The entries are to be returned exactly, with images left out.

- - -

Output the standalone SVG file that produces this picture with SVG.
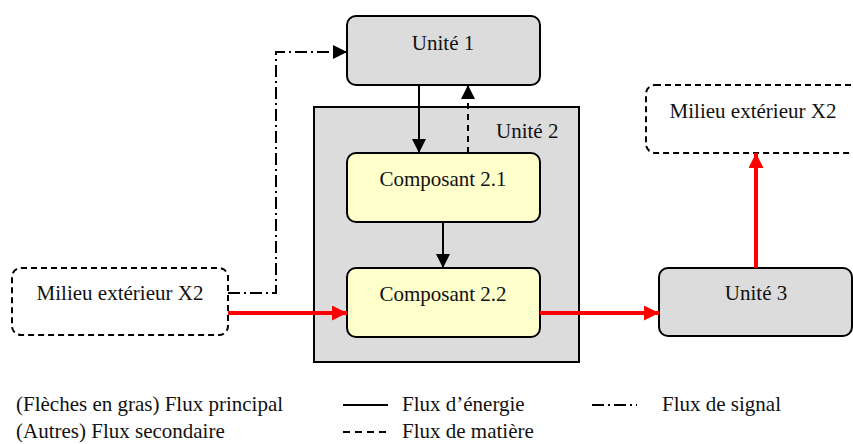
<svg xmlns="http://www.w3.org/2000/svg" width="853" height="444" viewBox="0 0 853 444">
<style>
.gray{fill:#dcdcdc;stroke:#000;stroke-width:2}
.yel{fill:#ffffcc;stroke:#000;stroke-width:2}
.ext{fill:#fff;stroke:#000;stroke-width:2;stroke-dasharray:6 4}
.en{stroke:#000;stroke-width:2;fill:none}
.mat{stroke:#000;stroke-width:2;fill:none;stroke-dasharray:6 5}
.sig{stroke:#000;stroke-width:2;fill:none;stroke-dasharray:12 4 2 4}
.main{stroke:#ff0000;stroke-width:4;fill:none}
</style>
<defs>
<marker id="ab" viewBox="0 0 14 14" refX="14" refY="7" markerWidth="14" markerHeight="14" markerUnits="userSpaceOnUse" orient="auto"><path d="M0,0L14,7L0,14z" fill="#000"/></marker>
<marker id="ar" viewBox="0 0 14 14" refX="14" refY="7" markerWidth="15" markerHeight="15" markerUnits="userSpaceOnUse" orient="auto"><path d="M0,0L14,7L0,14z" fill="#ff0000"/></marker>
</defs>
<g id="unite2"><rect x="314" y="107" width="265" height="255" fill="#dcdcdc" stroke="#000" stroke-width="2"/><text x="496" y="138" font-family="Liberation Serif, serif" font-size="21" fill="#111">Unité 2</text></g>
<g id="unite1"><rect class="gray" x="347" y="16" width="193" height="69" rx="9"/><text x="443" y="50" text-anchor="middle" font-family="Liberation Serif, serif" font-size="21" fill="#111">Unité 1</text></g>
<g id="comp21"><rect class="yel" x="347" y="153" width="193" height="69" rx="9"/><text x="443" y="186" text-anchor="middle" font-family="Liberation Serif, serif" font-size="21" fill="#111">Composant 2.1</text></g>
<g id="comp22"><rect class="yel" x="347" y="268" width="193" height="69" rx="9"/><text x="443" y="301" text-anchor="middle" font-family="Liberation Serif, serif" font-size="21" fill="#111">Composant 2.2</text></g>
<g id="unite3"><rect class="gray" x="659" y="268" width="193" height="68" rx="9"/><text x="756" y="300" text-anchor="middle" font-family="Liberation Serif, serif" font-size="21" fill="#111">Unité 3</text></g>
<g id="milieuG"><rect class="ext" x="12" y="268" width="216" height="67" rx="9"/><text x="120" y="300" text-anchor="middle" font-family="Liberation Serif, serif" font-size="21" fill="#111">Milieu extérieur X2</text></g>
<g id="milieuD"><rect class="ext" x="646" y="85" width="216" height="68" rx="9"/><text x="753" y="118" text-anchor="middle" font-family="Liberation Serif, serif" font-size="21" fill="#111">Milieu extérieur X2</text></g>
<g id="connectors">
<path class="en" d="M419,85V153" marker-end="url(#ab)"/>
<path class="mat" d="M468,153V85" marker-end="url(#ab)"/>
<path class="en" d="M443,222V268" marker-end="url(#ab)"/>
<path class="sig" d="M228,293H276V52H347" marker-end="url(#ab)"/>
<path class="main" d="M228,313H347" marker-end="url(#ar)"/>
<path class="main" d="M540,313H659" marker-end="url(#ar)"/>
<path class="main" d="M756,268V153" marker-end="url(#ar)"/>
</g>
<g id="legend">
<text x="16" y="411" font-family="Liberation Serif, serif" font-size="21" fill="#111">(Flèches en gras) Flux principal</text>
<text x="16" y="438" font-family="Liberation Serif, serif" font-size="21" fill="#111">(Autres) Flux secondaire</text>
<path class="en" d="M343,405H388"/>
<text x="402" y="411" font-family="Liberation Serif, serif" font-size="21" fill="#111">Flux d&#8217;énergie</text>
<path class="mat" d="M343,432H388" style="stroke-dasharray:7 5"/>
<text x="402" y="438" font-family="Liberation Serif, serif" font-size="21" fill="#111">Flux de matière</text>
<path class="sig" d="M592,405H637"/>
<text x="662" y="411" font-family="Liberation Serif, serif" font-size="21" fill="#111">Flux de signal</text>
</g>
</svg>
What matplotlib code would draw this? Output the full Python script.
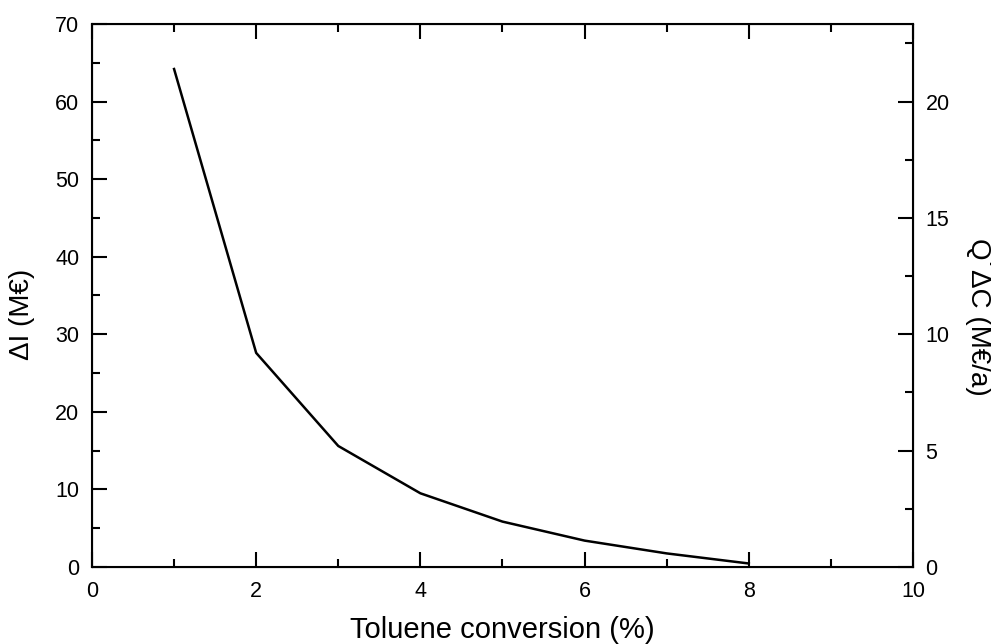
import matplotlib.pyplot as plt
from matplotlib.ticker import MultipleLocator

plt.rcParams['font.family'] = ['Liberation Sans', 'DejaVu Sans']

conversion = [1, 2, 3, 4, 5, 6, 7, 8]
delta_i = [64.2, 27.6, 15.6, 9.5, 5.85, 3.4, 1.75, 0.45]

fig = plt.figure(figsize=(9.91, 6.44), dpi=100)
ax = fig.add_axes([0.0928, 0.1196, 0.8285, 0.8431])

ax.plot(conversion, delta_i, '-', color='k', linewidth=1.8)

ax.set_xlim(0, 10)
ax.set_ylim(0, 70)
ax.xaxis.set_major_locator(MultipleLocator(2))
ax.xaxis.set_minor_locator(MultipleLocator(1))
ax.yaxis.set_major_locator(MultipleLocator(10))
ax.yaxis.set_minor_locator(MultipleLocator(5))
ax.tick_params(which='both', direction='in', top=True, labelsize=15.5, width=1.5)
ax.tick_params(which='major', length=11, pad=10)
ax.tick_params(which='minor', length=6)
ax.tick_params(axis='y', right=False, pad=9)
for s in ax.spines.values():
    s.set_linewidth(1.5)

ax.set_xlabel('Toluene conversion (%)', fontsize=21, labelpad=10)
ax.set_ylabel('\u0394I (M\u20ac)', fontsize=20)
ax.yaxis.set_label_coords(-0.069, 0.465)

ax2 = ax.twinx()
ax2.set_ylim(0, 70 / 3)
ax2.yaxis.set_major_locator(MultipleLocator(5))
ax2.yaxis.set_minor_locator(MultipleLocator(2.5))
ax2.tick_params(which='both', direction='in', labelsize=15.5, width=1.5)
ax2.tick_params(which='major', length=11, pad=9)
ax2.tick_params(which='minor', length=6)
ax2.set_ylabel('Q\u02d9\u0394C (M\u20ac/a)', fontsize=20, rotation=270, va='bottom')
ax2.yaxis.set_label_coords(1.063, 0.46)

fig.savefig('out.png', dpi=100)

- - -

RESULT FOR THIS TASK:
Output the standalone SVG file that produces this picture with SVG.
<svg xmlns="http://www.w3.org/2000/svg" width="853" height="444" viewBox="0 0 853 444">
<style>
.gray{fill:#dcdcdc;stroke:#000;stroke-width:2}
.yel{fill:#ffffcc;stroke:#000;stroke-width:2}
.ext{fill:#fff;stroke:#000;stroke-width:2;stroke-dasharray:6 4}
.en{stroke:#000;stroke-width:2;fill:none}
.mat{stroke:#000;stroke-width:2;fill:none;stroke-dasharray:6 5}
.sig{stroke:#000;stroke-width:2;fill:none;stroke-dasharray:12 4 2 4}
.main{stroke:#ff0000;stroke-width:4;fill:none}
</style>
<defs>
<marker id="ab" viewBox="0 0 14 14" refX="14" refY="7" markerWidth="14" markerHeight="14" markerUnits="userSpaceOnUse" orient="auto"><path d="M0,0L14,7L0,14z" fill="#000"/></marker>
<marker id="ar" viewBox="0 0 14 14" refX="14" refY="7" markerWidth="15" markerHeight="15" markerUnits="userSpaceOnUse" orient="auto"><path d="M0,0L14,7L0,14z" fill="#ff0000"/></marker>
</defs>
<g id="unite2"><rect x="314" y="107" width="265" height="255" fill="#dcdcdc" stroke="#000" stroke-width="2"/><text x="496" y="138" font-family="Liberation Serif, serif" font-size="21" fill="#111">Unité 2</text></g>
<g id="unite1"><rect class="gray" x="347" y="16" width="193" height="69" rx="9"/><text x="443" y="50" text-anchor="middle" font-family="Liberation Serif, serif" font-size="21" fill="#111">Unité 1</text></g>
<g id="comp21"><rect class="yel" x="347" y="153" width="193" height="69" rx="9"/><text x="443" y="186" text-anchor="middle" font-family="Liberation Serif, serif" font-size="21" fill="#111">Composant 2.1</text></g>
<g id="comp22"><rect class="yel" x="347" y="268" width="193" height="69" rx="9"/><text x="443" y="301" text-anchor="middle" font-family="Liberation Serif, serif" font-size="21" fill="#111">Composant 2.2</text></g>
<g id="unite3"><rect class="gray" x="659" y="268" width="193" height="68" rx="9"/><text x="756" y="300" text-anchor="middle" font-family="Liberation Serif, serif" font-size="21" fill="#111">Unité 3</text></g>
<g id="milieuG"><rect class="ext" x="12" y="268" width="216" height="67" rx="9"/><text x="120" y="300" text-anchor="middle" font-family="Liberation Serif, serif" font-size="21" fill="#111">Milieu extérieur X2</text></g>
<g id="milieuD"><rect class="ext" x="646" y="85" width="216" height="68" rx="9"/><text x="753" y="118" text-anchor="middle" font-family="Liberation Serif, serif" font-size="21" fill="#111">Milieu extérieur X2</text></g>
<g id="connectors">
<path class="en" d="M419,85V153" marker-end="url(#ab)"/>
<path class="mat" d="M468,153V85" marker-end="url(#ab)"/>
<path class="en" d="M443,222V268" marker-end="url(#ab)"/>
<path class="sig" d="M228,293H276V52H347" marker-end="url(#ab)"/>
<path class="main" d="M228,313H347" marker-end="url(#ar)"/>
<path class="main" d="M540,313H659" marker-end="url(#ar)"/>
<path class="main" d="M756,268V153" marker-end="url(#ar)"/>
</g>
<g id="legend">
<text x="16" y="411" font-family="Liberation Serif, serif" font-size="21" fill="#111">(Flèches en gras) Flux principal</text>
<text x="16" y="438" font-family="Liberation Serif, serif" font-size="21" fill="#111">(Autres) Flux secondaire</text>
<path class="en" d="M343,405H388"/>
<text x="402" y="411" font-family="Liberation Serif, serif" font-size="21" fill="#111">Flux d&#8217;énergie</text>
<path class="mat" d="M343,432H388" style="stroke-dasharray:7 5"/>
<text x="402" y="438" font-family="Liberation Serif, serif" font-size="21" fill="#111">Flux de matière</text>
<path class="sig" d="M592,405H637"/>
<text x="662" y="411" font-family="Liberation Serif, serif" font-size="21" fill="#111">Flux de signal</text>
</g>
</svg>
What matplotlib code would draw this? Output the full Python script.
import matplotlib.pyplot as plt
from matplotlib.ticker import MultipleLocator

plt.rcParams['font.family'] = ['Liberation Sans', 'DejaVu Sans']

conversion = [1, 2, 3, 4, 5, 6, 7, 8]
delta_i = [64.2, 27.6, 15.6, 9.5, 5.85, 3.4, 1.75, 0.45]

fig = plt.figure(figsize=(9.91, 6.44), dpi=100)
ax = fig.add_axes([0.0928, 0.1196, 0.8285, 0.8431])

ax.plot(conversion, delta_i, '-', color='k', linewidth=1.8)

ax.set_xlim(0, 10)
ax.set_ylim(0, 70)
ax.xaxis.set_major_locator(MultipleLocator(2))
ax.xaxis.set_minor_locator(MultipleLocator(1))
ax.yaxis.set_major_locator(MultipleLocator(10))
ax.yaxis.set_minor_locator(MultipleLocator(5))
ax.tick_params(which='both', direction='in', top=True, labelsize=15.5, width=1.5)
ax.tick_params(which='major', length=11, pad=10)
ax.tick_params(which='minor', length=6)
ax.tick_params(axis='y', right=False, pad=9)
for s in ax.spines.values():
    s.set_linewidth(1.5)

ax.set_xlabel('Toluene conversion (%)', fontsize=21, labelpad=10)
ax.set_ylabel('\u0394I (M\u20ac)', fontsize=20)
ax.yaxis.set_label_coords(-0.069, 0.465)

ax2 = ax.twinx()
ax2.set_ylim(0, 70 / 3)
ax2.yaxis.set_major_locator(MultipleLocator(5))
ax2.yaxis.set_minor_locator(MultipleLocator(2.5))
ax2.tick_params(which='both', direction='in', labelsize=15.5, width=1.5)
ax2.tick_params(which='major', length=11, pad=9)
ax2.tick_params(which='minor', length=6)
ax2.set_ylabel('Q\u02d9\u0394C (M\u20ac/a)', fontsize=20, rotation=270, va='bottom')
ax2.yaxis.set_label_coords(1.063, 0.46)

fig.savefig('out.png', dpi=100)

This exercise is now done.